Following a period of economic and financial recession in the late 1970s, the 1981 Dollar Signs certainly capture the very Zeitgest of the decade in which they were introduced. The Iranian Revolution of 1979 had initially led to a steep increase in the price of oil and the resulting inflation prompted the US government to introduce tighter monetary policies. As a result, US president Reagan promoted the deregulation of various economic sectors such as finance and transportation, which eventually led to a rapid surge of the financial markets in the 1980s. This new-found financial wealth quickly translated into a global art boom, in which there was an unprecedented influx of money injected into the art market. The seemingly unlimited supply of capital resulted in record-breaking prices for (then) up-and-coming artists such as Jean-Michel Basquiat or Keith Haring and the formerly rigid boundaries between art and money increasingly blurred. As redolent within the present work with its mesmerising profusion of the US currency symbol, Warhol’s Dollar Signs anticipated this trend. 

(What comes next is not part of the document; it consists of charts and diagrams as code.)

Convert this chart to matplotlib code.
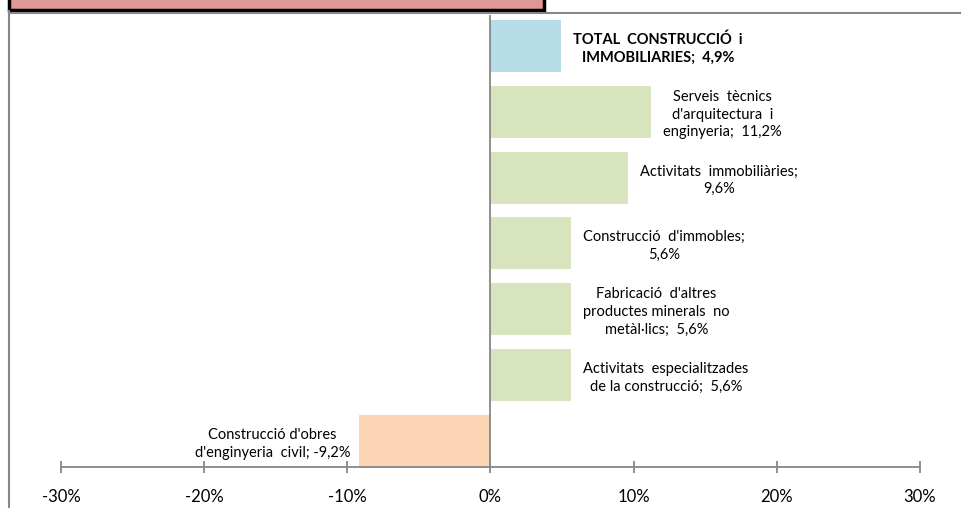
import matplotlib.pyplot as plt
from matplotlib.patches import Rectangle
from matplotlib.lines import Line2D

labels = [
    "TOTAL  CONSTRUCCIÓ  i\nIMMOBILIARIES;  4,9%",
    "Serveis  tècnics\nd'arquitectura  i\nenginyeria;  11,2%",
    "Activitats  immobiliàries;\n9,6%",
    "Construcció  d'immobles;\n5,6%",
    "Fabricació  d'altres\nproductes minerals  no\nmetàl·lics;  5,6%",
    "Activitats  especialitzades\nde la construcció;  5,6%",
    "Construcció d'obres\nd'enginyeria  civil; -9,2%",
]
values = [4.9, 11.2, 9.6, 5.6, 5.6, 5.6, -9.2]
colors = ["#B7DEE8", "#D7E4BD", "#D7E4BD", "#D7E4BD", "#D7E4BD", "#D7E4BD", "#FCD5B5"]
xticks = [-30, -20, -10, 0, 10, 20, 30]

plt.rcParams["font.family"] = ["Lato", "DejaVu Sans"]
gray = "#878787"

fig = plt.figure(figsize=(9.62, 5.08), dpi=100)
ax = fig.add_axes([61 / 962, 41 / 508, 859 / 962, 452 / 508])

ypos = list(range(len(values)))[::-1]
ax.barh(ypos, values, height=0.79, color=colors, zorder=2)
ax.set_xlim(-30, 30)
ax.set_ylim(-0.395, 6.47)

ax.axvline(0, color=gray, lw=1.3, zorder=3)
for s in ["top", "right", "left"]:
    ax.spines[s].set_visible(False)
ax.spines["bottom"].set_color(gray)
ax.spines["bottom"].set_linewidth(1.3)
ax.set_yticks([])
ax.set_xticks(xticks)
ax.set_xticklabels([f"{t}%" for t in xticks], fontsize=12)
ax.tick_params(axis="x", direction="inout", length=8, width=1.3, color=gray, pad=12)

for i, (lab, v) in enumerate(zip(labels, values)):
    bold = i == 0
    ax.annotate(lab, (v, ypos[i]), xytext=(9 if v > 0 else -6, -2),
                textcoords="offset points", va="center",
                ha="left" if v > 0 else "right", multialignment="center",
                fontsize=10.5, fontweight="bold" if bold else "normal",
                linespacing=1.35, color="black")

# frame and cut-off title box at the top
fig.add_artist(Line2D([8.5 / 962, 8.5 / 962], [0, 1 - 11 / 508], transform=fig.transFigure,
                      color=gray, lw=1.5))
fig.add_artist(Line2D([8.5 / 962, 1], [1 - 12.5 / 508, 1 - 12.5 / 508], transform=fig.transFigure,
                      color=gray, lw=1.5))
fig.add_artist(Rectangle((9 / 962, 1 - 10 / 508), 535 / 962, 20 / 508, transform=fig.transFigure,
                         facecolor="#DE9896", edgecolor="black", lw=2.5))

fig.savefig("out.png", dpi=100)
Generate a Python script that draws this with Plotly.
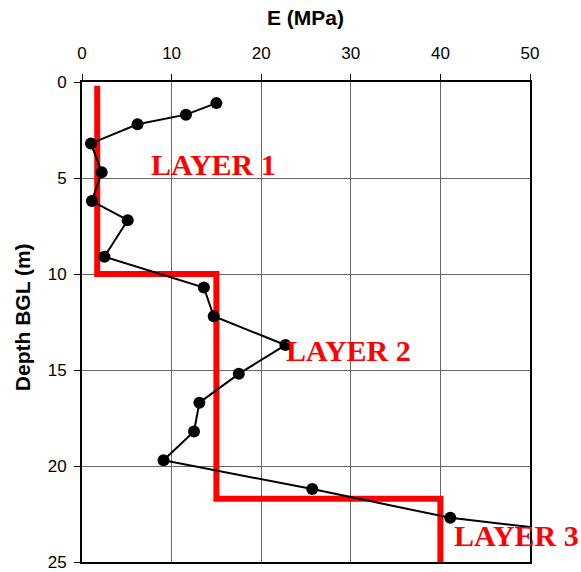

Representing the ultimate symbol of the late twentieth-century’s global capitalist society, the dollar sign stands alongside the Coca-Cola bottles, Campbell’s Soup cans, and Brillo boxes within Warhol’s pantheon of iconic Pop art symbols. Created at a mature moment in his career in which the artist revisited and evaluated motifs from his earlier works, Dollar Signs is a rare and exceptional example that displays the full gamut of Warhol’s creative and artistic potency. With its liberated playfulness of seemingly infinite repetition, the present work is a magnificent anthology of Warhol’s individuated treatment of the dollar sign, and powerfully elucidates the artist’s enduring obsession with the graphic value and symbolic currency of money.